Some examples of this include experiments with core gardening, a plot dedicated to growing sage, cedar, and tobacco (looked after by an Indigenous elder), and pruning different rows of tomatoes completely differently. They centre around skill-building opportunities for their volunteers, sharing a space for everyone to focus their learning on whatever it is they are interested in — whether that be power tools, building garden beds, growing flowers, etc. “If you have an idea, let’s talk about it and let’s see what we can do”, Debra says, explaining their mentality at the farm.
“It’s often…what we do — those of us amongst privilege groups — is we set the rules, we set the table, we prepare the food, and then we invite people to come.”
“It’s often…what we do — those of us amongst privilege groups — is we set the rules, we set the table, we prepare the food, and then we invite people to come. That means that the setting of the table, the food that’s offered….is only coming from my culture and I’m already dictating what the rules are, and what the norms are. I think far too many well-meaning efforts have kind of followed that approach. It’s really I think a matter of those of us in positions of privilege letting go control and you know and bringing others in to help shape it.” – Debra Davidson, Prairie Urban Farm.
With over 10% of Alberta who are food insecure (Alberta Health Services. 2017. Household food insecurity in Alberta: A backgrounder), Prairie Urban Farm is making steps in helping close that gap. Volunteers contribute their time as they can — for some that’s twice a year and for others, that’s upwards of 20 hours per week. Debra explains, “ we don’t wanna ask too much or more than what people can give”.

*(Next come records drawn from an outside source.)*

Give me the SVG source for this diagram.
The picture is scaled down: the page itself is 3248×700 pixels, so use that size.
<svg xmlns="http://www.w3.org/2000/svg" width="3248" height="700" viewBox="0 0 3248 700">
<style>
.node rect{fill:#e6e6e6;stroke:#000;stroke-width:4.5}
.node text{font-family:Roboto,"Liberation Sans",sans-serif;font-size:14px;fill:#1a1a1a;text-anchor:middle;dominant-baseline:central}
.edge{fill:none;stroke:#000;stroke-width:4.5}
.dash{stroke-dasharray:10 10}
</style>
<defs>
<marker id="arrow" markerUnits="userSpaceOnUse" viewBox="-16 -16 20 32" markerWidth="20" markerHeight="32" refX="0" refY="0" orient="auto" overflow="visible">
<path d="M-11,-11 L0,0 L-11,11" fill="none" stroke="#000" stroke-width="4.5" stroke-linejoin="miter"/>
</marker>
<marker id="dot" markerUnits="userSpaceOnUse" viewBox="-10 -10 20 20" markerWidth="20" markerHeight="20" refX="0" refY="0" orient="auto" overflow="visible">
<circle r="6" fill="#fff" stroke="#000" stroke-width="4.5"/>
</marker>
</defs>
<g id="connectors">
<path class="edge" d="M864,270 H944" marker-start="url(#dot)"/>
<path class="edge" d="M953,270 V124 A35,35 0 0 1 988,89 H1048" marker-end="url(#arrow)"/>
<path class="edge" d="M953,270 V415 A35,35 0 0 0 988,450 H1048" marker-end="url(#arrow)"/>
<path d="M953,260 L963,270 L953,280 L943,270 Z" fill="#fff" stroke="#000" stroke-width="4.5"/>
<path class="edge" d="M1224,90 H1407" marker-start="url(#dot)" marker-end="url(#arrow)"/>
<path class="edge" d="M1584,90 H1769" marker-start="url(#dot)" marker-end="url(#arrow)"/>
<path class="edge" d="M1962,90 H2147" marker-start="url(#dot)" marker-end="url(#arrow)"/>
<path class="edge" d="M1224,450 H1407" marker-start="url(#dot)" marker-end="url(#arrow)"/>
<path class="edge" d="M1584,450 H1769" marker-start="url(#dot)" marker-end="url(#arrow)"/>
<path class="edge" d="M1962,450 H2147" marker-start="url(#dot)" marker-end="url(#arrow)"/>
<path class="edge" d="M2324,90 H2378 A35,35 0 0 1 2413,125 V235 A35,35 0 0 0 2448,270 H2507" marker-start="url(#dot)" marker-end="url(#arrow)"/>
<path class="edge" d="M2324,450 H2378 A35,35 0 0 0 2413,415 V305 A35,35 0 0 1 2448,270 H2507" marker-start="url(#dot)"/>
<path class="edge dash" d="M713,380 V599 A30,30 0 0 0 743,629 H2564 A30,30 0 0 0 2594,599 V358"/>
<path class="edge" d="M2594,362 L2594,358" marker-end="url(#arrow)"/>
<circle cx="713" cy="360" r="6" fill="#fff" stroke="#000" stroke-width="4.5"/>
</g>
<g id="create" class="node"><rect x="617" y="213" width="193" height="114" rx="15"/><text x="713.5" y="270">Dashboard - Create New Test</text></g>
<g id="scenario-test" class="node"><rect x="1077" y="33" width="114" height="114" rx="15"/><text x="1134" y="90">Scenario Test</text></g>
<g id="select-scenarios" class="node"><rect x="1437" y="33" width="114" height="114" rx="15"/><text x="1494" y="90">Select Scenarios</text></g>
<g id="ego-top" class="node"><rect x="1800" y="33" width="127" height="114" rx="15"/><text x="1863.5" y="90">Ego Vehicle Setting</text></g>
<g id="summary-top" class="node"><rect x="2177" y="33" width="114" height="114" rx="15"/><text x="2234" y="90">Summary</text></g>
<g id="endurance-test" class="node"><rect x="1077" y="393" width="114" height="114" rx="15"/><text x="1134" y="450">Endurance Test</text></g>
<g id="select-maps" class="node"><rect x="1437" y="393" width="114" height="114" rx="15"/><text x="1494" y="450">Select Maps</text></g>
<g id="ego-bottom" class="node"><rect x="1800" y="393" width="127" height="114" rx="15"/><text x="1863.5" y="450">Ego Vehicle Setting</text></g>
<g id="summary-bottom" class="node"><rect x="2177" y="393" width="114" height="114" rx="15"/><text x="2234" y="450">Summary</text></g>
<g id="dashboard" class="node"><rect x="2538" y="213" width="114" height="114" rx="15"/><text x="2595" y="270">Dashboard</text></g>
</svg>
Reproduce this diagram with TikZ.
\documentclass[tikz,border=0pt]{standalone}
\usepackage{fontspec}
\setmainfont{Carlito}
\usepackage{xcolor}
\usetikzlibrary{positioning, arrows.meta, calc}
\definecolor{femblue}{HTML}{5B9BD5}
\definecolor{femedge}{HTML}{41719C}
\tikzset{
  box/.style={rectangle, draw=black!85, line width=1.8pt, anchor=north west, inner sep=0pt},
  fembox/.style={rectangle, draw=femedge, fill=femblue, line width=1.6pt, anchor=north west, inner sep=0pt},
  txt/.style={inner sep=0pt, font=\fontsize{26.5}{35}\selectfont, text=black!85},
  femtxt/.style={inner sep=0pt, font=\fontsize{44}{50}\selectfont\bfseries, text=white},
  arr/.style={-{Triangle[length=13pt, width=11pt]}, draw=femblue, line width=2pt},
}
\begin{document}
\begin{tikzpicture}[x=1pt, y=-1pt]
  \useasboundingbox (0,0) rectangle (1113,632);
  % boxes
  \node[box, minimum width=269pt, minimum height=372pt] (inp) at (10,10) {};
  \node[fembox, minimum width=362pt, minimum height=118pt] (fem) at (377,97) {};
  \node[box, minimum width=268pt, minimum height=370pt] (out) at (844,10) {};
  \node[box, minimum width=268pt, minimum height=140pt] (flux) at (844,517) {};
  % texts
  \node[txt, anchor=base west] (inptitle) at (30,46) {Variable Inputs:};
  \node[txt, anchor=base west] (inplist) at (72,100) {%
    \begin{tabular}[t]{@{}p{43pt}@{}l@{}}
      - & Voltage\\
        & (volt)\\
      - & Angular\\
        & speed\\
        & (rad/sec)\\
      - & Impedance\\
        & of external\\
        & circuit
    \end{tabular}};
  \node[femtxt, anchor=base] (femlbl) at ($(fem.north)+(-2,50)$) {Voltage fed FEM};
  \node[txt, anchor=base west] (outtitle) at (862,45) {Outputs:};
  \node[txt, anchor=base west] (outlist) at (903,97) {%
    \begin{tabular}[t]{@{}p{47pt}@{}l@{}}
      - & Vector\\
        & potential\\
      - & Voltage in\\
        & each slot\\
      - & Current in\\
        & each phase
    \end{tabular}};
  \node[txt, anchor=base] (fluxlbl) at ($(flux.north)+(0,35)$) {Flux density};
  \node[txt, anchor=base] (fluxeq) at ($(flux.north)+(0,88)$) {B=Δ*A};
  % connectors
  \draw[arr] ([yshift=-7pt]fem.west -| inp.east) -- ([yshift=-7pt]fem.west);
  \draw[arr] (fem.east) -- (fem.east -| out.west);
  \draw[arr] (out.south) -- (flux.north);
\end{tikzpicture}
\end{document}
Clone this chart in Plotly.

In the future, Debra hopes to build a food forest, bringing permaculture into the farm in a more meaningful way. They’re also hoping to add on more learning and workshop activities to build more outreach with the community. There’s also talks about experimenting with heritage grains, something that isn’t so common in Alberta agriculture. Regardless of what’s next, one thing is certain — Prairie Urban Farm is helping people build better relations with food systems in Alberta.